Data shown:

┌────────

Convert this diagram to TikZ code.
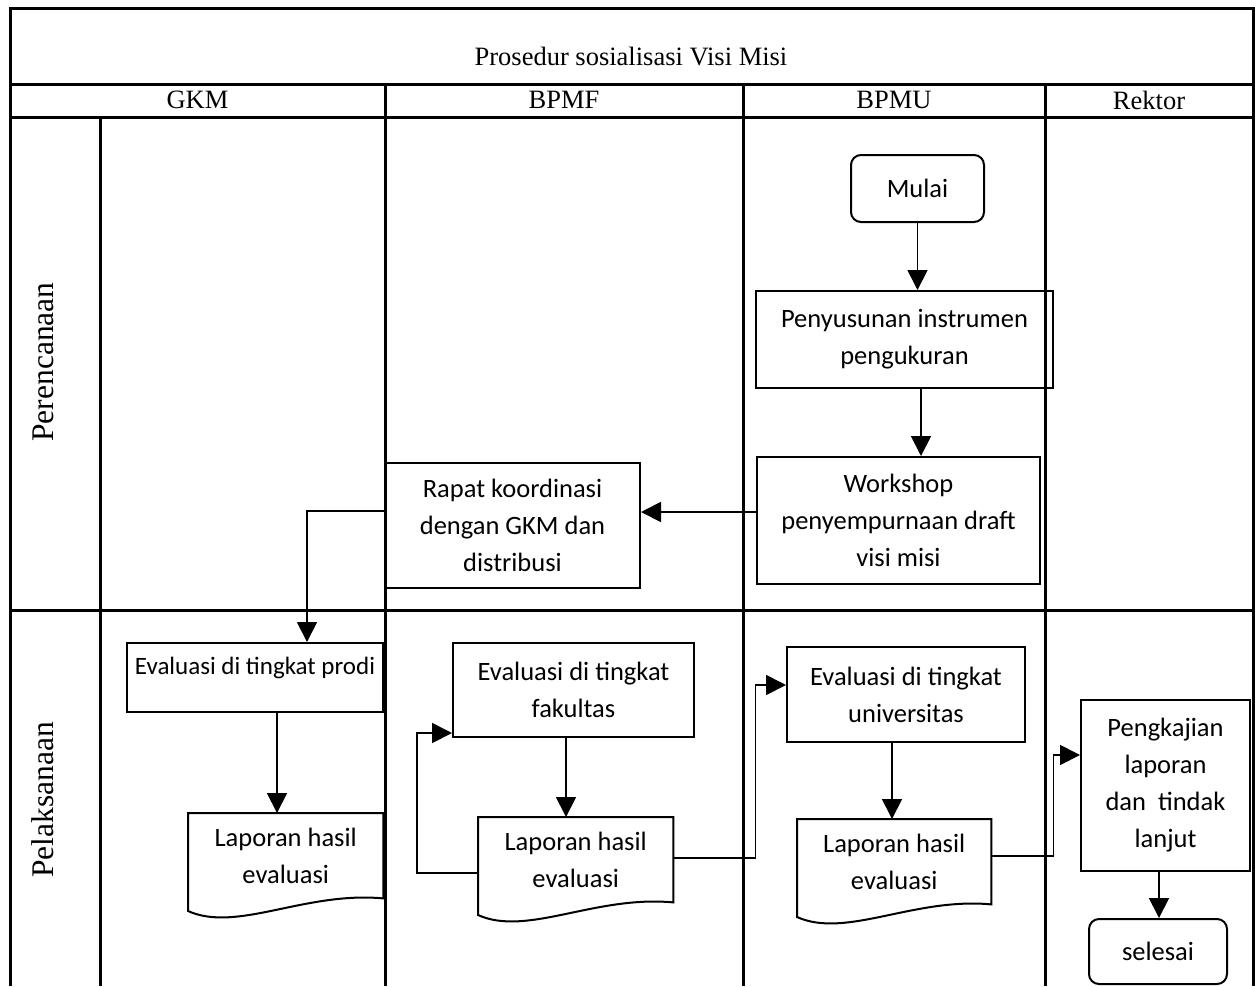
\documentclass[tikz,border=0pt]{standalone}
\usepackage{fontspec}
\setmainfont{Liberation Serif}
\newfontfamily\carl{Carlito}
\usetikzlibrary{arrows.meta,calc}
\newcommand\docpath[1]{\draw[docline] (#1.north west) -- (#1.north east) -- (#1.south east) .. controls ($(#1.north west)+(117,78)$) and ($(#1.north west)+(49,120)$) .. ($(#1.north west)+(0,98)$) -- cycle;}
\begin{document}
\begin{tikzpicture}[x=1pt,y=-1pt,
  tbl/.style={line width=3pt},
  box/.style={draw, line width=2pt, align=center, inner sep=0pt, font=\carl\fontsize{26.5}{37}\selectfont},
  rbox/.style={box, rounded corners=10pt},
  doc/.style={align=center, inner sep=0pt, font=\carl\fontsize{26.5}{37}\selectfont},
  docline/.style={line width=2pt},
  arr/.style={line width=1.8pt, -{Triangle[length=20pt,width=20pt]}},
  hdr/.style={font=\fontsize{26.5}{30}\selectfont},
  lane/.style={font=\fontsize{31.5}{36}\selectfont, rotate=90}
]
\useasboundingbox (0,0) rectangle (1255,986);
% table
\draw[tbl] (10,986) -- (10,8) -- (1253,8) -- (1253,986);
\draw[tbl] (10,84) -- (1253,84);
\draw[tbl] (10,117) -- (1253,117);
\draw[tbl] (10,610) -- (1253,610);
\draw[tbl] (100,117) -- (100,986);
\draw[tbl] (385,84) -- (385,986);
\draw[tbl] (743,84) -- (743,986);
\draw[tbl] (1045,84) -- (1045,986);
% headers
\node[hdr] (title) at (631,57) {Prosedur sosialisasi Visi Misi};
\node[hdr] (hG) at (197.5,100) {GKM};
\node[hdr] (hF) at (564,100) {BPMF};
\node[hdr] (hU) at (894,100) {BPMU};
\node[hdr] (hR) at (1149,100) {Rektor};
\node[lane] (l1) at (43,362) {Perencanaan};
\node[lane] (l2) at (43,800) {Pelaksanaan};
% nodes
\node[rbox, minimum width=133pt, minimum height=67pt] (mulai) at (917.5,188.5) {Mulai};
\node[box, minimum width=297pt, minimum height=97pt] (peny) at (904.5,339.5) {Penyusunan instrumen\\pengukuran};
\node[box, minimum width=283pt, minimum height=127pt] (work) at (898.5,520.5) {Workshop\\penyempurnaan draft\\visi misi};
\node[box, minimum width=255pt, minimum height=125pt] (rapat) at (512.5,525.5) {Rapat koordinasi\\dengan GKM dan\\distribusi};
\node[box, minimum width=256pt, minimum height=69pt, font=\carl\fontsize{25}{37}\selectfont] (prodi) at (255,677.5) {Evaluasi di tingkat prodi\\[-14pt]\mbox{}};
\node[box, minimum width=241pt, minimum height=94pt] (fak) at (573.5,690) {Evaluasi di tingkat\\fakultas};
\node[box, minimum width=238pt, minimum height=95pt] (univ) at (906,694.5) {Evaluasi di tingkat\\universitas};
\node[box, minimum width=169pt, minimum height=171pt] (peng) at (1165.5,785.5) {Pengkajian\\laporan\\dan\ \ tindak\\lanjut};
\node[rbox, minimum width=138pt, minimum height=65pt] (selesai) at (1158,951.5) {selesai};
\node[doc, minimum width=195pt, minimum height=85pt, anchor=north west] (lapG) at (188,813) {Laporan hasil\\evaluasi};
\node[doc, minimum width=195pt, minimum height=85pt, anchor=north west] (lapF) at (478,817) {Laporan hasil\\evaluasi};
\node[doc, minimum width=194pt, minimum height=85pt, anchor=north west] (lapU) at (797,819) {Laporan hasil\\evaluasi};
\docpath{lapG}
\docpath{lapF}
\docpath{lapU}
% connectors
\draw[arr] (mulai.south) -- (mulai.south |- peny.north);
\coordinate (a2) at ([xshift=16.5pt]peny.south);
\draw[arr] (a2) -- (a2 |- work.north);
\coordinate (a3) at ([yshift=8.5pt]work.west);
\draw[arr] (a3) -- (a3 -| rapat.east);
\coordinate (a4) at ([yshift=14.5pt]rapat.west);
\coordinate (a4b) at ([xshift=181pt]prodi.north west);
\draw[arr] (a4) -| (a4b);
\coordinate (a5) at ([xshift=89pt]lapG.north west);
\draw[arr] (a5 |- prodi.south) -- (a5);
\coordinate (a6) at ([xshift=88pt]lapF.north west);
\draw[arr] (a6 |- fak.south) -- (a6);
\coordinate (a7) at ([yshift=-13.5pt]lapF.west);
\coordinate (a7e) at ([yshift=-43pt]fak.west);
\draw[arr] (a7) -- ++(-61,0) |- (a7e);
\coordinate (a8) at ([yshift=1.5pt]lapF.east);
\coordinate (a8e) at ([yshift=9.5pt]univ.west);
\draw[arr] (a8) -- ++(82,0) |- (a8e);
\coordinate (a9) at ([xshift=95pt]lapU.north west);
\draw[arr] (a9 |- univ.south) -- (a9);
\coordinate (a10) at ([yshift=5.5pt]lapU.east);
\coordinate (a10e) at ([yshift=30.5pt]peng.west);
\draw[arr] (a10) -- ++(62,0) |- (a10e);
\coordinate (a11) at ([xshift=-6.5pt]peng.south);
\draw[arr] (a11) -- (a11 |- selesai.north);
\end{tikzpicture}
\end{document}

└────────

Stated exercise:
Copy the material exactly. Do not include the pictures.

Written response:
Convert this diagram to TikZ code.
\documentclass[tikz,border=0pt]{standalone}
\usepackage{fontspec}
\setmainfont{Liberation Serif}
\newfontfamily\carl{Carlito}
\usetikzlibrary{arrows.meta,calc}
\newcommand\docpath[1]{\draw[docline] (#1.north west) -- (#1.north east) -- (#1.south east) .. controls ($(#1.north west)+(117,78)$) and ($(#1.north west)+(49,120)$) .. ($(#1.north west)+(0,98)$) -- cycle;}
\begin{document}
\begin{tikzpicture}[x=1pt,y=-1pt,
  tbl/.style={line width=3pt},
  box/.style={draw, line width=2pt, align=center, inner sep=0pt, font=\carl\fontsize{26.5}{37}\selectfont},
  rbox/.style={box, rounded corners=10pt},
  doc/.style={align=center, inner sep=0pt, font=\carl\fontsize{26.5}{37}\selectfont},
  docline/.style={line width=2pt},
  arr/.style={line width=1.8pt, -{Triangle[length=20pt,width=20pt]}},
  hdr/.style={font=\fontsize{26.5}{30}\selectfont},
  lane/.style={font=\fontsize{31.5}{36}\selectfont, rotate=90}
]
\useasboundingbox (0,0) rectangle (1255,986);
% table
\draw[tbl] (10,986) -- (10,8) -- (1253,8) -- (1253,986);
\draw[tbl] (10,84) -- (1253,84);
\draw[tbl] (10,117) -- (1253,117);
\draw[tbl] (10,610) -- (1253,610);
\draw[tbl] (100,117) -- (100,986);
\draw[tbl] (385,84) -- (385,986);
\draw[tbl] (743,84) -- (743,986);
\draw[tbl] (1045,84) -- (1045,986);
% headers
\node[hdr] (title) at (631,57) {Prosedur sosialisasi Visi Misi};
\node[hdr] (hG) at (197.5,100) {GKM};
\node[hdr] (hF) at (564,100) {BPMF};
\node[hdr] (hU) at (894,100) {BPMU};
\node[hdr] (hR) at (1149,100) {Rektor};
\node[lane] (l1) at (43,362) {Perencanaan};
\node[lane] (l2) at (43,800) {Pelaksanaan};
% nodes
\node[rbox, minimum width=133pt, minimum height=67pt] (mulai) at (917.5,188.5) {Mulai};
\node[box, minimum width=297pt, minimum height=97pt] (peny) at (904.5,339.5) {Penyusunan instrumen\\pengukuran};
\node[box, minimum width=283pt, minimum height=127pt] (work) at (898.5,520.5) {Workshop\\penyempurnaan draft\\visi misi};
\node[box, minimum width=255pt, minimum height=125pt] (rapat) at (512.5,525.5) {Rapat koordinasi\\dengan GKM dan\\distribusi};
\node[box, minimum width=256pt, minimum height=69pt, font=\carl\fontsize{25}{37}\selectfont] (prodi) at (255,677.5) {Evaluasi di tingkat prodi\\[-14pt]\mbox{}};
\node[box, minimum width=241pt, minimum height=94pt] (fak) at (573.5,690) {Evaluasi di tingkat\\fakultas};
\node[box, minimum width=238pt, minimum height=95pt] (univ) at (906,694.5) {Evaluasi di tingkat\\universitas};
\node[box, minimum width=169pt, minimum height=171pt] (peng) at (1165.5,785.5) {Pengkajian\\laporan\\dan\ \ tindak\\lanjut};
\node[rbox, minimum width=138pt, minimum height=65pt] (selesai) at (1158,951.5) {selesai};
\node[doc, minimum width=195pt, minimum height=85pt, anchor=north west] (lapG) at (188,813) {Laporan hasil\\evaluasi};
\node[doc, minimum width=195pt, minimum height=85pt, anchor=north west] (lapF) at (478,817) {Laporan hasil\\evaluasi};
\node[doc, minimum width=194pt, minimum height=85pt, anchor=north west] (lapU) at (797,819) {Laporan hasil\\evaluasi};
\docpath{lapG}
\docpath{lapF}
\docpath{lapU}
% connectors
\draw[arr] (mulai.south) -- (mulai.south |- peny.north);
\coordinate (a2) at ([xshift=16.5pt]peny.south);
\draw[arr] (a2) -- (a2 |- work.north);
\coordinate (a3) at ([yshift=8.5pt]work.west);
\draw[arr] (a3) -- (a3 -| rapat.east);
\coordinate (a4) at ([yshift=14.5pt]rapat.west);
\coordinate (a4b) at ([xshift=181pt]prodi.north west);
\draw[arr] (a4) -| (a4b);
\coordinate (a5) at ([xshift=89pt]lapG.north west);
\draw[arr] (a5 |- prodi.south) -- (a5);
\coordinate (a6) at ([xshift=88pt]lapF.north west);
\draw[arr] (a6 |- fak.south) -- (a6);
\coordinate (a7) at ([yshift=-13.5pt]lapF.west);
\coordinate (a7e) at ([yshift=-43pt]fak.west);
\draw[arr] (a7) -- ++(-61,0) |- (a7e);
\coordinate (a8) at ([yshift=1.5pt]lapF.east);
\coordinate (a8e) at ([yshift=9.5pt]univ.west);
\draw[arr] (a8) -- ++(82,0) |- (a8e);
\coordinate (a9) at ([xshift=95pt]lapU.north west);
\draw[arr] (a9 |- univ.south) -- (a9);
\coordinate (a10) at ([yshift=5.5pt]lapU.east);
\coordinate (a10e) at ([yshift=30.5pt]peng.west);
\draw[arr] (a10) -- ++(62,0) |- (a10e);
\coordinate (a11) at ([xshift=-6.5pt]peng.south);
\draw[arr] (a11) -- (a11 |- selesai.north);
\end{tikzpicture}
\end{document}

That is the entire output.